Guest Blogger Monica Todd is an 8th grader at Hilliard Weaver School in Hilliard, OH. She is your typical middle school student. Or is she? What is shared below are her words, her takeaways, from her 7th and 8th grade middle school journey. Her English teacher, Meghan Schultz, introduced blogging to her students this year as a way to communicate and receive feedback for their leaning. With Monica's permission, I share her post with you.
Eighth grade was a tremendous year for me. I learned so much, did so much and changed so much. I just have to make one last blog post all about it. Just for closure.
I've had so many great experiences over the course of the year, but Washington DC wins by a landslide. I truly believe that Washington DC changed me as a person. I got so much closer to my friends, I saw so many beautiful things and I learned so much about our country. But the most important thing I learned wasn't about history- it was about life. I had a revelation standing atop the Lincoln Memorial. In that moment, I realized I needed to be an optimist, that I needed to think positively in order to have good memories. To savor every moment. That had to be from God. I've been trying to live like that ever since, and it has made me so much happier.
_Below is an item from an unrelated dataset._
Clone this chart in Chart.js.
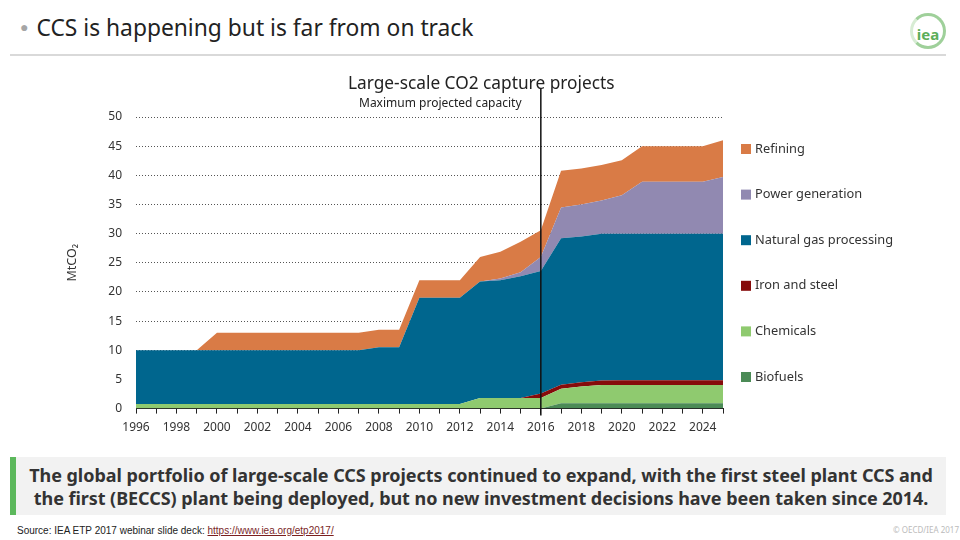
<!DOCTYPE html>
<html>
<head>
<meta charset="utf-8">
<script src="https://cdn.jsdelivr.net/npm/chart.js@4"></script>
<style>
  body { margin: 0; width: 960px; height: 540px; background: #fff; position: relative; overflow: hidden; font-family: "Noto Sans", "Open Sans", sans-serif; }
  #title { position: absolute; left: 20px; top: 12px; font-size: 22.8px; color: #222; white-space: nowrap; }
  #title .dot { color: #a6a6a6; font-size: 14px; margin-right: 8px; vertical-align: 4px; }
  #rule { position: absolute; left: 10px; top: 54px; width: 936px; height: 2px; background: #d9d9d9; }
  #logo { position: absolute; left: 910px; top: 13px; width: 30px; height: 30px; border: 3px solid #9fd09a; border-radius: 50%; border-left-color: #d7ecd4; color: #5cae5a; font-size: 15px; text-align: center; line-height: 36px; font-weight: bold; }
  #wrap { position: absolute; left: 40px; top: 60px; width: 880px; height: 384px; }
  #ctitle { position: absolute; left: 348px; top: 71px; font-size: 17.3px; color: #222; white-space: nowrap; z-index: 2; }
  #csub { position: absolute; left: 359px; top: 94px; font-size: 12px; color: #222; white-space: nowrap; z-index: 2; }
  #box { position: absolute; left: 10px; top: 457px; width: 930px; height: 58px; background: #f2f2f2; border-left: 6px solid #5cb85c; }
  #box div { text-align: center; font-weight: bold; font-size: 18px; color: #333; line-height: 23px; padding-top: 7px; letter-spacing: -0.05px; }
  #src { position: absolute; left: 17px; top: 525px; font-family: "Liberation Sans", Arial, sans-serif; font-size: 10px; color: #222; }
  #src a { color: #7a1f1f; }
  #copy { position: absolute; left: 893px; top: 524px; font-size: 8px; color: #bbb; white-space: nowrap; }
</style>
</head>
<body>
<div id="title"><span class="dot">&#9679;</span>CCS is happening but is far from on track</div>
<div id="rule"></div>
<div id="logo">iea</div>
<div id="ctitle">Large-scale CO2 capture projects</div>
<div id="csub">Maximum projected capacity</div>
<div id="wrap"><canvas id="chart"></canvas></div>
<div id="box"><div>The global portfolio of large-scale CCS projects continued to expand, with the first steel plant CCS and<br>the first (BECCS) plant being deployed, but no new investment decisions have been taken since 2014.</div></div>
<div id="src">Source: IEA ETP 2017 webinar slide deck: <a href="#">https://www.iea.org/etp2017/</a></div>
<div id="copy">&copy; OECD/IEA 2017</div>
<script>
// années 1996 - 2025
const years = [];
for (let y = 1996; y <= 2025; y++) years.push(String(y));

// valeurs (MtCO2, empilées)
const biofuels   = [0,0,0,0,0,0,0,0,0,0,0,0,0,0,0,0,0,0,0,0,0,0.9,0.9,0.9,0.9,0.9,0.9,0.9,0.9,0.9];
const chemicals  = [0.8,0.8,0.8,0.8,0.8,0.8,0.8,0.8,0.8,0.8,0.8,0.8,0.8,0.8,0.8,0.8,0.8,1.8,1.8,1.8,1.8,2.5,2.9,3.15,3.15,3.15,3.15,3.15,3.15,3.15];
const ironSteel  = [0,0,0,0,0,0,0,0,0,0,0,0,0,0,0,0,0,0,0,0,0.8,0.7,0.7,0.75,0.8,0.8,0.8,0.8,0.8,0.8];
const naturalGas = [9.2,9.2,9.2,9.2,9.2,9.2,9.2,9.2,9.2,9.2,9.2,9.2,9.7,9.7,18.2,18.2,18.2,20.0,20.2,20.9,21.0,25.1,25.0,25.2,25.15,25.15,25.15,25.15,25.15,25.15];
const powerGen   = [0,0,0,0,0,0,0,0,0,0,0,0,0,0,0,0,0,0,0.3,0.7,2.4,5.3,5.5,5.7,6.6,8.9,8.9,8.9,8.9,9.7];
const refining   = [0,0,0,0,3,3,3,3,3,3,3,3,3,3,3,3,3,4.2,4.6,5.2,4.6,6.3,6.15,6.05,6.0,6.1,6.1,6.1,6.1,6.3];

const yTicks = [0, 5, 10, 15, 20, 25, 30, 35, 40, 45, 50];

function serie(label, data, color) {
    return {
        label: label,
        data: data,
        backgroundColor: color,
        borderColor: color,
        borderWidth: 0,
        pointRadius: 0,
        tension: 0,
        fill: label === "Biofuels" ? "origin" : "-1",
    };
}

// ligne verticale 2016
const line2016 = {
    id: "line2016",
    afterDatasetsDraw(chart) {
        const x = chart.scales.x.getPixelForValue(years.indexOf("2016"));
        const ctx = chart.ctx;
        ctx.save();
        ctx.strokeStyle = "#111";
        ctx.lineWidth = 1.5;
        ctx.beginPath();
        ctx.moveTo(x, 28);
        ctx.lineTo(x, chart.chartArea.bottom + 7);
        ctx.stroke();
        ctx.restore();
    }
};

// légende à droite, dans l'ordre inverse des séries
const sideLegend = {
    id: "sideLegend",
    afterDraw(chart) {
        const ctx = chart.ctx;
        const sets = chart.data.datasets.slice().reverse();
        const x = chart.chartArea.right + 18;
        ctx.save();
        ctx.font = "12.8px 'Noto Sans'";
        ctx.textBaseline = "middle";
        sets.forEach((ds, i) => {
            const y = 89 + i * 45.6;
            ctx.fillStyle = ds.backgroundColor;
            ctx.fillRect(x, y - 5, 10, 10);
            ctx.fillStyle = "#333";
            ctx.fillText(ds.label, x + 14, y);
        });
        ctx.restore();
    }
};

const ctx = document.getElementById("chart").getContext("2d");
const chart = new Chart(ctx, {
    type: "line",
    data: {
        labels: years,
        datasets: [
            serie("Biofuels", biofuels, "#4b8b56"),
            serie("Chemicals", chemicals, "#8fca6f"),
            serie("Iron and steel", ironSteel, "#860b0b"),
            serie("Natural gas processing", naturalGas, "#00668e"),
            serie("Power generation", powerGen, "#9189b1"),
            serie("Refining", refining, "#d97b46"),
        ],
    },
    plugins: [line2016, sideLegend],
    options: {
        responsive: true,
        maintainAspectRatio: false,
        animation: false,
        layout: { padding: { top: 57, right: 197, left: 0, bottom: 2 } },
        plugins: {
            tooltip: { enabled: false },
            legend: { display: false },
        },
        scales: {
            x: {
                offset: false,
                grid: { drawOnChartArea: false, drawTicks: true, tickLength: 5, color: "#222" },
                border: { display: true, color: "#222" },
                ticks: {
                    autoSkip: false,
                    maxRotation: 0,
                    color: "#333",
                    padding: 7,
                    font: { family: "Noto Sans", size: 12 },
                    callback: (v, i) => (i % 2 === 0 ? years[i] : ""),
                },
            },
            y: {
                stacked: true,
                min: 0,
                max: 50,
                afterBuildTicks: (scale) => { scale.ticks = yTicks.map((v) => ({ value: v })); },
                afterFit: (scale) => { scale.width = 96; },
                grid: { drawTicks: false, color: "#555", borderDash: [1, 2] },
                border: { display: false, dash: [1, 2] },
                ticks: { color: "#333", padding: 14, font: { family: "Noto Sans", size: 12 } },
                title: {
                    display: true,
                    text: "MtCO\u2082",
                    color: "#333",
                    font: { family: "Noto Sans", size: 12.5 },
                    padding: { top: 25, bottom: 0 },
                },
            },
        },
    },
});
</script>
</body>
</html>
If I've learned anything this year, it's how to live in the moment and that good thoughts are what make good memories.
Another huge win for this year was that I have made some truly amazing friends. Making good friendships is something I've always struggled with. I've always been shy, so the beginning of 6th grade was a nightmare. I was going to Tharp, away from all my friends in elementary school. I prayed and prayed for God to send me good friends. I thought I found them, but at the end of 6th grade, I realized that they were not good friends at all. Again, in seventh grade, I thought I had found the perfect group of friends. It also didn't work out. Finally, in eighth grade, I think I've found my group of friends. I finally have friends that know me well, that support me and I can hang out with for hours. Sure, we're not perfect, but at last I have found friends that I'm comfortable being myself with.
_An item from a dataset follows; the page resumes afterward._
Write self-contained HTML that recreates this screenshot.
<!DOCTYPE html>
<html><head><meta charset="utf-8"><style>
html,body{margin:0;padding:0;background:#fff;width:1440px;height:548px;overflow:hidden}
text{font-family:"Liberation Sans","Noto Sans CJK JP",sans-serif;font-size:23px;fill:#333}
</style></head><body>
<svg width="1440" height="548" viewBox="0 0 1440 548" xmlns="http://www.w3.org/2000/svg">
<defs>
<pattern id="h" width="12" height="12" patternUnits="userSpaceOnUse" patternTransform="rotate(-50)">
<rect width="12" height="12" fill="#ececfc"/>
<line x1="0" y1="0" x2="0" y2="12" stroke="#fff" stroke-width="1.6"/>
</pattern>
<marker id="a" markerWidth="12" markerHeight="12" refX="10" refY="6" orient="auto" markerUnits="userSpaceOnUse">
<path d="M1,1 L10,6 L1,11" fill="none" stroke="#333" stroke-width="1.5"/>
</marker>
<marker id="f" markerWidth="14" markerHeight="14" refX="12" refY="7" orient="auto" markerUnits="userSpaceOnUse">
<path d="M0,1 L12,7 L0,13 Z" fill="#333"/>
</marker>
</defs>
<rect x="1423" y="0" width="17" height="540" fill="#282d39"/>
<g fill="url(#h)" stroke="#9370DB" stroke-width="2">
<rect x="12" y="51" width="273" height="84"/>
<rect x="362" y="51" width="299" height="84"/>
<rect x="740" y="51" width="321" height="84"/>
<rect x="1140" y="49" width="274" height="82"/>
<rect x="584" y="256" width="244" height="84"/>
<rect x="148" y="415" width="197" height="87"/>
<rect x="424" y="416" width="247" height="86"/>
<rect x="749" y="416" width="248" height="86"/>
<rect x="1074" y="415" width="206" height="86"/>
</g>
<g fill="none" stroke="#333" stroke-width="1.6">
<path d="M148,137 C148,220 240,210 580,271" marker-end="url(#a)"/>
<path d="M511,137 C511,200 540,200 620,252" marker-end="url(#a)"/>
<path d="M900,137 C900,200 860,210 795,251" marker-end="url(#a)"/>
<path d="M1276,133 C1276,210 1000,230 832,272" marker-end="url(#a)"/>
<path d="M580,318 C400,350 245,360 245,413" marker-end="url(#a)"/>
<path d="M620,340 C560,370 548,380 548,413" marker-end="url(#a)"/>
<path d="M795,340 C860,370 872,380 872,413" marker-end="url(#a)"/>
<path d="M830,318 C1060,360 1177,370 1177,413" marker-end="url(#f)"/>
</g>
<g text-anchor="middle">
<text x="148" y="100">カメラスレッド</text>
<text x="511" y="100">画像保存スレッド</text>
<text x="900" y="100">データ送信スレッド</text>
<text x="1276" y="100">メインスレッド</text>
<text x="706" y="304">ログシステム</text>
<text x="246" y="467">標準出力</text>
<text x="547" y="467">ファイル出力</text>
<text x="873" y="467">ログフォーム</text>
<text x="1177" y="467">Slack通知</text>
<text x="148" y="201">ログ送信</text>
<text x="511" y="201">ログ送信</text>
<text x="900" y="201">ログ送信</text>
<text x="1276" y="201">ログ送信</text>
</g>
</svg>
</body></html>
Finally, I have done so much this year, I can't write about it all in detail. I'll just do this highlights, then a long list. First, I made first chair in orchestra. I still do not get tired of the thrill of seeing your name on the top of the list. All the hard work paying off. Your tired fingers and rosin-coated strings were worth it. Your passion paid off. I know I won't be feeling that kind of joy for a long time. I may never be first chair again in high school, so I'd better savor it. I've also become a much better artist this year, and not just in skill, though I have improved. I am so much more passionate about art than I was at the start of the year. I'm much more relaxed and I've learned how to have fun with art. I'm also learning to become proud of my art. I used to get so embarrassed about how people would just go on and on about how good it was. Now I know that you shouldn't be ashamed about how you inspire people. Yes, I'm still working on dealing with the embarrassment, but it doesn't stop me.
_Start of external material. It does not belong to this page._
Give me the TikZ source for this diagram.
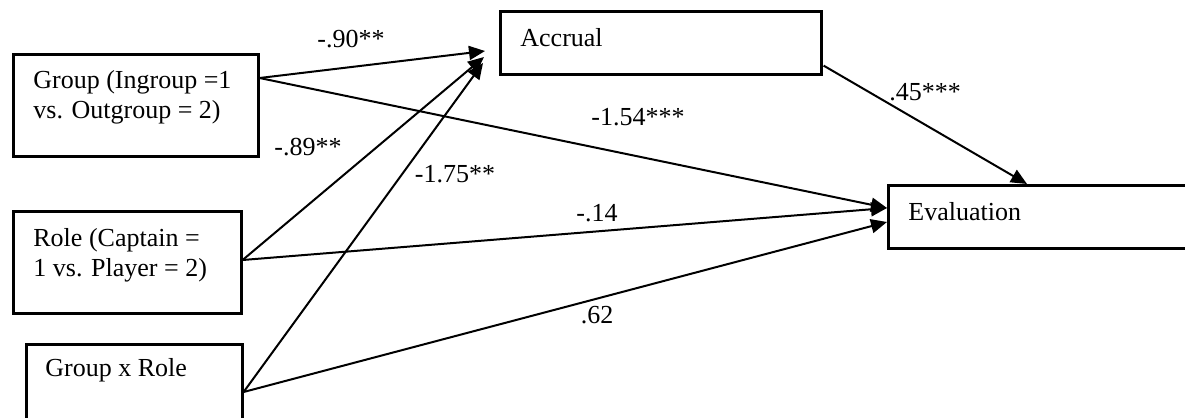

This year, I've been so involved in drama. I thought it was a minor passion, but now I think it's a real one, specifically directing. I loved it. Even all the stress was worth it. I wish I could do it all over again, just to feel the joy of seeing your vision come to life. It's a feeling like no other. I've done so much else this year, but I think I'm going to have to draw this to a close. I'm running out of good words.
All I have left to say is that I have done so much this year. I have changed so much, from becoming an optimist atop the Lincoln Memorial, to growing in all my passions, and becoming truly happy. That's right, I became truly happy this year. And finally, I came to love blogging. This is not my last blog post ever, I have plenty more passions to write about.